Ils aspirent à devenir premier ministre. Dans quelques jours, ils parcourront le Québec pour convaincre les électeurs de leur donner leur confiance. La Presse les a rencontrés. Aujourd’hui, la cheffe du Parti libéral du Québec, Dominique Anglade.

(Québec) Dominique Anglade jette les gants à quelques jours du déclenchement des élections. La cheffe libérale accuse la Coalition avenir Québec (CAQ) de vouer un « culte de la personnalité » à François Legault, ce qui « masque les vrais enjeux » auxquels le Québec doit s’attaquer.

« On va nous annoncer bientôt qu’il va transformer l’eau en vin », décoche la leader libérale. Attablée dans un petit resto du Grand Marché de Québec, Dominique Anglade n’en revient pas de la campagne publicitaire de la CAQ qui tourne autour du leadership de François Legault — un choix révélateur, selon elle.

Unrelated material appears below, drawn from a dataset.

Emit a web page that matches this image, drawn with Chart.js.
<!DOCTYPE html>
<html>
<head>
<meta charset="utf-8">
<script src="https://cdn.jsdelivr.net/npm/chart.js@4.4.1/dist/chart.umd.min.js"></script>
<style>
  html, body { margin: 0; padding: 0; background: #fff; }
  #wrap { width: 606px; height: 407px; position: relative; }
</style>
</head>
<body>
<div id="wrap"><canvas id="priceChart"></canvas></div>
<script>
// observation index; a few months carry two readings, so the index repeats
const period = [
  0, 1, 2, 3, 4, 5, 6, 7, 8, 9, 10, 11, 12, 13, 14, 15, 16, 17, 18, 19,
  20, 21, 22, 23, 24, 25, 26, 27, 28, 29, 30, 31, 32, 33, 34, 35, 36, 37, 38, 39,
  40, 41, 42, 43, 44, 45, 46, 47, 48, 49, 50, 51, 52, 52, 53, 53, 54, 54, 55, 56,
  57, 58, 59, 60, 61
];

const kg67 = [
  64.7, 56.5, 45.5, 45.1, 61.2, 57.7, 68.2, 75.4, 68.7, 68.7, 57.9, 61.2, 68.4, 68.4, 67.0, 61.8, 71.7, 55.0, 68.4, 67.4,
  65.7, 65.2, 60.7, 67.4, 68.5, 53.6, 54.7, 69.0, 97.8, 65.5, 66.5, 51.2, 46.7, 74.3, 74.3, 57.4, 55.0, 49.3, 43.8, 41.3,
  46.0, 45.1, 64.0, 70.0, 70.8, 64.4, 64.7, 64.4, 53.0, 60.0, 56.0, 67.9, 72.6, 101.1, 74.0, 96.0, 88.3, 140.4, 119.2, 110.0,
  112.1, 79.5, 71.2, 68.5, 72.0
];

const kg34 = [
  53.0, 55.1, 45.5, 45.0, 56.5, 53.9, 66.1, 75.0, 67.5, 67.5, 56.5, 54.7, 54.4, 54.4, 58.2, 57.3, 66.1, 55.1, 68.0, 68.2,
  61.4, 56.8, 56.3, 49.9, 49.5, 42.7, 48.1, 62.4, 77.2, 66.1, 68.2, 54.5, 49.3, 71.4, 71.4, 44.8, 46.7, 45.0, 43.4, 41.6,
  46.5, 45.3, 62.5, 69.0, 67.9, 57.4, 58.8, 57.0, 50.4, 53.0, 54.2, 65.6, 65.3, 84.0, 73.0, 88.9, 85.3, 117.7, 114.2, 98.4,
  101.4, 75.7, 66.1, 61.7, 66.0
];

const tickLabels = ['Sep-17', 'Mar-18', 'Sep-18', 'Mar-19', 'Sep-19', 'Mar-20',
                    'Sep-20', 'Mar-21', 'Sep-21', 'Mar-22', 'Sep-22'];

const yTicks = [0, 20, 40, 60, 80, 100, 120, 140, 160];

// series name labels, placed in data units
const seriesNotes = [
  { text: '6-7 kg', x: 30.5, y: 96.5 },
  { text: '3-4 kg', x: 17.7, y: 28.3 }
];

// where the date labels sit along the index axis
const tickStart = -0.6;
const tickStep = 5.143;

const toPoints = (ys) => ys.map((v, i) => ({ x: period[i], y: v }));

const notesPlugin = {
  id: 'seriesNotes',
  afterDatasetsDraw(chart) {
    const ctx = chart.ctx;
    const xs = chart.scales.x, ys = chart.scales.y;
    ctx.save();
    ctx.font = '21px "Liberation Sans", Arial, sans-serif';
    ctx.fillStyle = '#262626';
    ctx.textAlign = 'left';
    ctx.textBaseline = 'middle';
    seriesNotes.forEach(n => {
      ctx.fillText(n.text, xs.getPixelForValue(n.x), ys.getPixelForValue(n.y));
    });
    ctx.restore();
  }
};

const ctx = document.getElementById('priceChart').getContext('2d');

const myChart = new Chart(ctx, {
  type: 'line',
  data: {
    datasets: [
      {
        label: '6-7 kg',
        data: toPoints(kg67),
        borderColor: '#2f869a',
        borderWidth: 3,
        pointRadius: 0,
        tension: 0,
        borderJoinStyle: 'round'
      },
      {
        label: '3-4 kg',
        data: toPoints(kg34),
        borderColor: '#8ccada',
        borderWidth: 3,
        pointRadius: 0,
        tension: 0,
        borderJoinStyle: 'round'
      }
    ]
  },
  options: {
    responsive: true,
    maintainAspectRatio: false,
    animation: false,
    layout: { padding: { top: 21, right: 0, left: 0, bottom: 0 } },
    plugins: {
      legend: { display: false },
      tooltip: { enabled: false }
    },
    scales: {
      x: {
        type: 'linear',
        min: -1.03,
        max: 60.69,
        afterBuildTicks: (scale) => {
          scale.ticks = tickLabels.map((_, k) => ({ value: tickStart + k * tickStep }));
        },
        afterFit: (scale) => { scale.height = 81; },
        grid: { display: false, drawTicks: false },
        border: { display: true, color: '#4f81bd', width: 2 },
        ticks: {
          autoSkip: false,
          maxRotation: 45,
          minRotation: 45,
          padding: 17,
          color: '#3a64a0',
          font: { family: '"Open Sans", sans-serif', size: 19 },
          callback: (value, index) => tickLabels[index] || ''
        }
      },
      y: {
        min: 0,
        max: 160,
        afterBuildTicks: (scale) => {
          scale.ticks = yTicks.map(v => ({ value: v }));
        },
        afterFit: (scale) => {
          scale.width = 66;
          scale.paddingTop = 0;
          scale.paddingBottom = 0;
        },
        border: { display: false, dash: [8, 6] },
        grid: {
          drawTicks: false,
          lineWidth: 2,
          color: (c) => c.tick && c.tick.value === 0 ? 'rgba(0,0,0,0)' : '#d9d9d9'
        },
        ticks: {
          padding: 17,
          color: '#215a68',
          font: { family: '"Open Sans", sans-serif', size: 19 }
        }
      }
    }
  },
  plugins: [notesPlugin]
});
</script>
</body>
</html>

Le concept est presque toujours le même : la publicité s’ouvre avec le plan d’un micro, puis un candidat explique pourquoi il fait confiance au chef de la CAQ.

« Je pensais que c’était une parodie », lance Dominique Anglade, évoquant d’emblée la publicité où la candidate dans Viau, Justine Savard, raconte que sa fille a fait ses premiers pas en marchant vers François Legault – une vidéo que la CAQ a retirée depuis. La cheffe du Parti libéral du Québec (PLQ) n’y voit qu’une explication : « c’est un culte de la personnalité ».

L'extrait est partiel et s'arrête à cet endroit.